I thought this was a national crisis.

The easy long-term, low-cost financing is not nearly enough. Information is also a high barrier, says DeVries — and so do I, for that matter.

What is needed is a one-stop climate action consumer center that would do on-site energy audits; offer free weatherization low-income individuals; know about, perhaps even demonstrate, the clean energy products on the market or the ones coming, the permits needed, the financing, the tax incentives and the installers; put on do-it-yourself workshops and much more.

And here's a big upside: It could aggregate buyers to fetch lower prices — make markets. Most solar installers I've talked to say that marketing is the biggest part of the price they charge. Most cities seem to fear the liability exposure of giving borrowers too much guidance on what to buy. One who doesn't is Patrick Conlon, Palm Desert's energy management director. He says that city's program finances highly efficient air conditioners as much as solar because for now they are a better deal.

"Most of installers are okay, but some of them want to install the biggest solar system the roof will support. I tell the homeowners they'll save $3 on a 13-to-18 SEER new AC compared to every $1 they save with solar," says Conlon. But in that heat, both have an excellent paybacks — 3 to 8 years.

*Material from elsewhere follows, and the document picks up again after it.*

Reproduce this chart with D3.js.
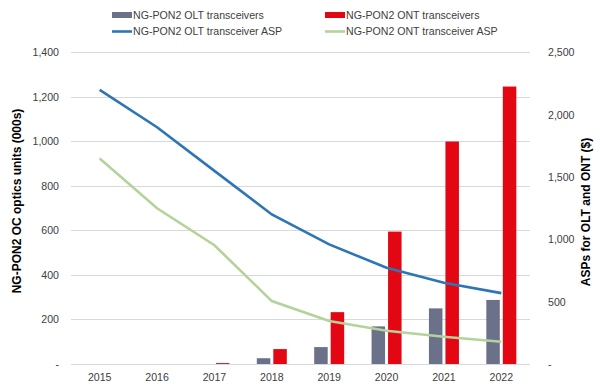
<!DOCTYPE html>
<html><head><meta charset="utf-8">
<script src="https://cdn.jsdelivr.net/npm/d3@7"></script>
<style>body{margin:0;background:#fff}svg{display:block;font-family:"Liberation Sans",Arial,sans-serif}</style>
</head><body><svg id="c" width="600" height="390"></svg>
<script>
const years = ["2015","2016","2017","2018","2019","2020","2021","2022"];
const oltUnits = [0, 0, 0, 26, 76, 169, 250, 288];
const ontUnits = [0, 0, 4, 67, 233, 595, 1000, 1247];
const oltAsp = [2200, 1900, 1550, 1200, 960, 772, 652, 569];
const ontAsp = [1650, 1250, 953, 505, 345, 267, 219, 179];
const leftTicks = [0, 200, 400, 600, 800, 1000, 1200, 1400];
const rightTicks = [0, 500, 1000, 1500, 2000, 2500];
const seriesNames = ["NG-PON2 OLT transceivers","NG-PON2 ONT transceivers","NG-PON2 OLT transceiver ASP","NG-PON2 ONT transceiver ASP"];

const C = {olt:"#6b7189", ont:"#e30613", oltL:"#2e75b6", ontL:"#b4d39a", grid:"#d9d9d9", text:"#404040"};
const svg = d3.select("#c");
const L = 71, R = 530, T = 52.5, B = 364;
const x = d3.scaleBand().domain(years).range([L, R]);
const yL = d3.scaleLinear().domain([0, 1400]).range([B, T]);
const yR = d3.scaleLinear().domain([0, 2500]).range([B, T]);
const fmt = v => v === 0 ? "-" : d3.format(",")(v);
const FS = 10.6;

// grid
svg.append("g").selectAll("line").data(leftTicks).join("line")
  .attr("x1", L).attr("x2", R).attr("y1", d => yL(d)).attr("y2", d => yL(d))
  .attr("stroke", C.grid).attr("stroke-width", 1).attr("shape-rendering","crispEdges");

// axes
const ga = d3.axisLeft(yL).tickValues(leftTicks).tickFormat(fmt).tickSize(0).tickPadding(12);
svg.append("g").attr("transform", `translate(${L},0)`).call(ga)
  .call(g => g.select(".domain").remove())
  .selectAll("text").attr("font-size", FS).attr("fill", C.text).attr("font-family","Liberation Sans, Arial, sans-serif");
const gr = d3.axisRight(yR).tickValues(rightTicks).tickFormat(fmt).tickSize(0).tickPadding(18);
svg.append("g").attr("transform", `translate(${R},0)`).call(gr)
  .call(g => g.select(".domain").remove())
  .selectAll("text").attr("font-size", FS).attr("fill", C.text).attr("font-family","Liberation Sans, Arial, sans-serif");
const gx = d3.axisBottom(x).tickSize(0).tickPadding(9);
svg.append("g").attr("transform", `translate(0,${B})`).call(gx)
  .call(g => g.select(".domain").remove())
  .selectAll("text").attr("font-size", FS).attr("fill", C.text).attr("font-family","Liberation Sans, Arial, sans-serif");

// axis titles
svg.append("text").attr("transform", `translate(21,201) rotate(-90)`)
  .attr("text-anchor","middle").attr("font-size", 12).attr("font-weight","bold").attr("fill","#000")
  .text("NG-PON2 OC optics units (000s)");
svg.append("text").attr("transform", `translate(590,212) rotate(-90)`)
  .attr("text-anchor","middle").attr("font-size", 12).attr("font-weight","bold").attr("fill","#000")
  .text("ASPs for OLT and ONT ($)");

// bars
const bw = 13.5, gap = 3;
const bars = svg.append("g");
bars.selectAll(".o").data(years).join("rect")
  .attr("x", d => x(d) + x.bandwidth()/2 - gap/2 - bw)
  .attr("width", bw)
  .attr("y", (d,i) => yL(oltUnits[i]))
  .attr("height", (d,i) => B - yL(oltUnits[i]))
  .attr("fill", C.olt);
bars.selectAll(".n").data(years).join("rect")
  .attr("x", d => x(d) + x.bandwidth()/2 + gap/2)
  .attr("width", bw)
  .attr("y", (d,i) => yL(ontUnits[i]))
  .attr("height", (d,i) => B - yL(ontUnits[i]))
  .attr("fill", C.ont);

// lines
const line = d3.line().x((d,i) => x(years[i]) + x.bandwidth()/2).y(d => yR(d));
svg.append("path").datum(oltAsp).attr("d", line).attr("fill","none").attr("stroke", C.oltL).attr("stroke-width", 2.6);
svg.append("path").datum(ontAsp).attr("d", line).attr("fill","none").attr("stroke", C.ontL).attr("stroke-width", 2.6);

// legend
const lg = svg.append("g").attr("font-size", FS).attr("fill", C.text);
const items = [
  {x:112, y:15, type:"rect", c:C.olt, t:seriesNames[0]},
  {x:325, y:15, type:"rect", c:C.ont, t:seriesNames[1]},
  {x:112, y:31.5, type:"line", c:C.oltL, t:seriesNames[2]},
  {x:325, y:31.5, type:"line", c:C.ontL, t:seriesNames[3]}
];
items.forEach(it => {
  if (it.type === "rect") lg.append("rect").attr("x", it.x).attr("y", it.y-3).attr("width", 20).attr("height", 6).attr("fill", it.c);
  else lg.append("line").attr("x1", it.x).attr("x2", it.x+20).attr("y1", it.y).attr("y2", it.y).attr("stroke", it.c).attr("stroke-width", 2.6);
  lg.append("text").attr("x", it.x+21).attr("y", it.y).attr("dy","0.35em").attr("fill", C.text).text(it.t);
});
</script></body></html>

It is not obvious that there is a business case for such an entity, which would probably be a non-profit. But I'd like one for Davis. Revenue could come from administration fees of the municipal bond financing program, energy audits, low-income weatherization grants, and a variety of green energy funding that is available from utilities, state governments, or coming out of the federal government.

Fundamentally, it's about innovation, and not just in technology. Like Cisco DeVries, President Obama and others in his administration do seem to get that.